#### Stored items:
▬▬▬▬▬▬

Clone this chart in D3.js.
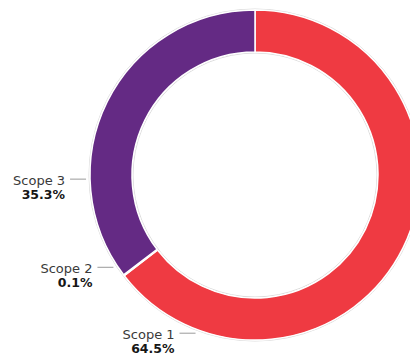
<!DOCTYPE html>
<html>
<head>
<meta charset="utf-8">
<script src="https://cdn.jsdelivr.net/npm/d3@7"></script>
<style>
  html, body { margin: 0; padding: 0; background: #fff; }
  svg { display: block; }
  .name { font-family: "DejaVu Sans", sans-serif; font-size: 13px; fill: #3a3a3a; }
  .pct { font-family: "DejaVu Sans", sans-serif; font-size: 12.5px; font-weight: bold; fill: #161616; }
</style>
</head>
<body>
<script>
// Emission shares by scope
const categories = ["Scope 1", "Scope 2", "Scope 3"];
const shares = [64.5, 0.1, 35.3];
const shareLabels = ["64.5%", "0.1%", "35.3%"];
const colors = ["#ef3a42", "#ef3a42", "#642a84"];

// Where each callout leaves the ring (degrees, clockwise from 12 o'clock)
const calloutAngles = [200.6, 236.9, 268.6];

const width = 410, height = 360;
const cx = 255, cy = 175;
const outerR = 165, innerR = 123;

const svg = d3.select("body").append("svg")
  .attr("width", width).attr("height", height);

const g = svg.append("g").attr("transform", `translate(${cx},${cy})`);

const pie = d3.pie().sort(null).value(d => d);
const arcs = pie(shares);
const arc = d3.arc().innerRadius(innerR).outerRadius(outerR);

// faint rim around the ring
g.append("circle").attr("r", outerR + 1).attr("fill", "none")
  .attr("stroke", "#dcdcdc").attr("stroke-width", 1);
g.append("circle").attr("r", innerR - 1).attr("fill", "none")
  .attr("stroke", "#dcdcdc").attr("stroke-width", 1);

g.selectAll("path.slice").data(arcs).enter().append("path")
  .attr("class", "slice")
  .attr("d", arc)
  .attr("fill", (d, i) => colors[i])
  .attr("stroke", "#fff")
  .attr("stroke-width", 1.5);

// callouts: short horizontal rule with name and share to its left
const lineLen = 16, anchorR = outerR + 4;
const callouts = g.selectAll("g.callout").data(categories).enter().append("g")
  .attr("class", "callout")
  .attr("transform", (d, i) => {
    const a = calloutAngles[i] * Math.PI / 180;
    return `translate(${anchorR * Math.sin(a)},${-anchorR * Math.cos(a)})`;
  });

callouts.append("line")
  .attr("x1", -lineLen).attr("x2", 0).attr("y1", 0).attr("y2", 0)
  .attr("stroke", "#9a9a9a").attr("stroke-width", 1);

callouts.append("text").attr("class", "name")
  .attr("x", -lineLen - 5).attr("y", 5.5)
  .attr("text-anchor", "end")
  .text(d => d);

callouts.append("text").attr("class", "pct")
  .attr("x", -lineLen - 5).attr("y", 19.5)
  .attr("text-anchor", "end")
  .text((d, i) => shareLabels[i]);
</script>
</body>
</html>
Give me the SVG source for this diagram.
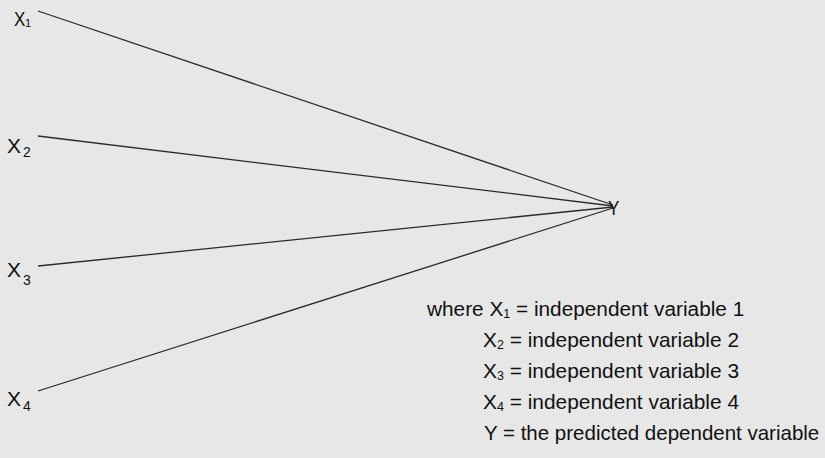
<svg xmlns="http://www.w3.org/2000/svg" width="825" height="458" viewBox="0 0 825 458">
<style>
text{font-family:"Liberation Sans",Arial,sans-serif;fill:#111;}
.lab{font-size:20px;}
.sub{font-size:14px;}
.leg{font-size:20px;}
.lsub{font-size:12px;}
.conn line{stroke:#2a2a2a;stroke-width:1.3;fill:none;}
</style>
<rect x="0" y="0" width="825" height="458" fill="#e6e7e6"/>
<g id="connectors" class="conn">
<line x1="38" y1="11" x2="613" y2="205"/>
<line x1="38" y1="136" x2="613" y2="206"/>
<line x1="38" y1="266" x2="613" y2="207"/>
<line x1="38" y1="391" x2="613" y2="208"/>
</g>
<g id="node-x1">
<text class="lab" transform="translate(14,26) scale(0.85,1)">X</text>
<text style="font-size:11px" x="25" y="27">1</text>
</g>
<g id="node-x2">
<text class="lab" transform="translate(7,153) scale(1.05,1)">X</text>
<text class="sub" x="23" y="157">2</text>
</g>
<g id="node-x3">
<text class="lab" transform="translate(7,277) scale(1.05,1)">X</text>
<text class="sub" x="23" y="285">3</text>
</g>
<g id="node-x4">
<text class="lab" transform="translate(7,406) scale(1.05,1)">X</text>
<text class="sub" x="23" y="411">4</text>
</g>
<g id="node-y">
<text class="lab" transform="translate(608,215) scale(0.85,1)">Y</text>
</g>
<g id="legend">
<text class="leg" transform="translate(427,316) scale(1.04,1)">where X<tspan class="lsub" dy="2">1</tspan><tspan dy="-2"> = independent variable 1</tspan></text>
<text class="leg" transform="translate(483,347) scale(1.045,1)">X<tspan class="lsub" dy="2">2</tspan><tspan dy="-2"> = independent variable 2</tspan></text>
<text class="leg" transform="translate(483,378) scale(1.045,1)">X<tspan class="lsub" dy="2">3</tspan><tspan dy="-2"> = independent variable 3</tspan></text>
<text class="leg" transform="translate(483,409) scale(1.045,1)">X<tspan class="lsub" dy="2">4</tspan><tspan dy="-2"> = independent variable 4</tspan></text>
<text class="leg" transform="translate(484,440) scale(1.025,1)">Y = the predicted dependent variable</text>
</g>
</svg>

▬▬▬▬▬▬

#### WHAT TO PRODUCE:
Write every record out again exactly; no pictures belong in the copy.

#### RESULT:
Clone this chart in D3.js.
<!DOCTYPE html>
<html>
<head>
<meta charset="utf-8">
<script src="https://cdn.jsdelivr.net/npm/d3@7"></script>
<style>
  html, body { margin: 0; padding: 0; background: #fff; }
  svg { display: block; }
  .name { font-family: "DejaVu Sans", sans-serif; font-size: 13px; fill: #3a3a3a; }
  .pct { font-family: "DejaVu Sans", sans-serif; font-size: 12.5px; font-weight: bold; fill: #161616; }
</style>
</head>
<body>
<script>
// Emission shares by scope
const categories = ["Scope 1", "Scope 2", "Scope 3"];
const shares = [64.5, 0.1, 35.3];
const shareLabels = ["64.5%", "0.1%", "35.3%"];
const colors = ["#ef3a42", "#ef3a42", "#642a84"];

// Where each callout leaves the ring (degrees, clockwise from 12 o'clock)
const calloutAngles = [200.6, 236.9, 268.6];

const width = 410, height = 360;
const cx = 255, cy = 175;
const outerR = 165, innerR = 123;

const svg = d3.select("body").append("svg")
  .attr("width", width).attr("height", height);

const g = svg.append("g").attr("transform", `translate(${cx},${cy})`);

const pie = d3.pie().sort(null).value(d => d);
const arcs = pie(shares);
const arc = d3.arc().innerRadius(innerR).outerRadius(outerR);

// faint rim around the ring
g.append("circle").attr("r", outerR + 1).attr("fill", "none")
  .attr("stroke", "#dcdcdc").attr("stroke-width", 1);
g.append("circle").attr("r", innerR - 1).attr("fill", "none")
  .attr("stroke", "#dcdcdc").attr("stroke-width", 1);

g.selectAll("path.slice").data(arcs).enter().append("path")
  .attr("class", "slice")
  .attr("d", arc)
  .attr("fill", (d, i) => colors[i])
  .attr("stroke", "#fff")
  .attr("stroke-width", 1.5);

// callouts: short horizontal rule with name and share to its left
const lineLen = 16, anchorR = outerR + 4;
const callouts = g.selectAll("g.callout").data(categories).enter().append("g")
  .attr("class", "callout")
  .attr("transform", (d, i) => {
    const a = calloutAngles[i] * Math.PI / 180;
    return `translate(${anchorR * Math.sin(a)},${-anchorR * Math.cos(a)})`;
  });

callouts.append("line")
  .attr("x1", -lineLen).attr("x2", 0).attr("y1", 0).attr("y2", 0)
  .attr("stroke", "#9a9a9a").attr("stroke-width", 1);

callouts.append("text").attr("class", "name")
  .attr("x", -lineLen - 5).attr("y", 5.5)
  .attr("text-anchor", "end")
  .text(d => d);

callouts.append("text").attr("class", "pct")
  .attr("x", -lineLen - 5).attr("y", 19.5)
  .attr("text-anchor", "end")
  .text((d, i) => shareLabels[i]);
</script>
</body>
</html>
Give me the SVG source for this diagram.
<svg xmlns="http://www.w3.org/2000/svg" width="825" height="458" viewBox="0 0 825 458">
<style>
text{font-family:"Liberation Sans",Arial,sans-serif;fill:#111;}
.lab{font-size:20px;}
.sub{font-size:14px;}
.leg{font-size:20px;}
.lsub{font-size:12px;}
.conn line{stroke:#2a2a2a;stroke-width:1.3;fill:none;}
</style>
<rect x="0" y="0" width="825" height="458" fill="#e6e7e6"/>
<g id="connectors" class="conn">
<line x1="38" y1="11" x2="613" y2="205"/>
<line x1="38" y1="136" x2="613" y2="206"/>
<line x1="38" y1="266" x2="613" y2="207"/>
<line x1="38" y1="391" x2="613" y2="208"/>
</g>
<g id="node-x1">
<text class="lab" transform="translate(14,26) scale(0.85,1)">X</text>
<text style="font-size:11px" x="25" y="27">1</text>
</g>
<g id="node-x2">
<text class="lab" transform="translate(7,153) scale(1.05,1)">X</text>
<text class="sub" x="23" y="157">2</text>
</g>
<g id="node-x3">
<text class="lab" transform="translate(7,277) scale(1.05,1)">X</text>
<text class="sub" x="23" y="285">3</text>
</g>
<g id="node-x4">
<text class="lab" transform="translate(7,406) scale(1.05,1)">X</text>
<text class="sub" x="23" y="411">4</text>
</g>
<g id="node-y">
<text class="lab" transform="translate(608,215) scale(0.85,1)">Y</text>
</g>
<g id="legend">
<text class="leg" transform="translate(427,316) scale(1.04,1)">where X<tspan class="lsub" dy="2">1</tspan><tspan dy="-2"> = independent variable 1</tspan></text>
<text class="leg" transform="translate(483,347) scale(1.045,1)">X<tspan class="lsub" dy="2">2</tspan><tspan dy="-2"> = independent variable 2</tspan></text>
<text class="leg" transform="translate(483,378) scale(1.045,1)">X<tspan class="lsub" dy="2">3</tspan><tspan dy="-2"> = independent variable 3</tspan></text>
<text class="leg" transform="translate(483,409) scale(1.045,1)">X<tspan class="lsub" dy="2">4</tspan><tspan dy="-2"> = independent variable 4</tspan></text>
<text class="leg" transform="translate(484,440) scale(1.025,1)">Y = the predicted dependent variable</text>
</g>
</svg>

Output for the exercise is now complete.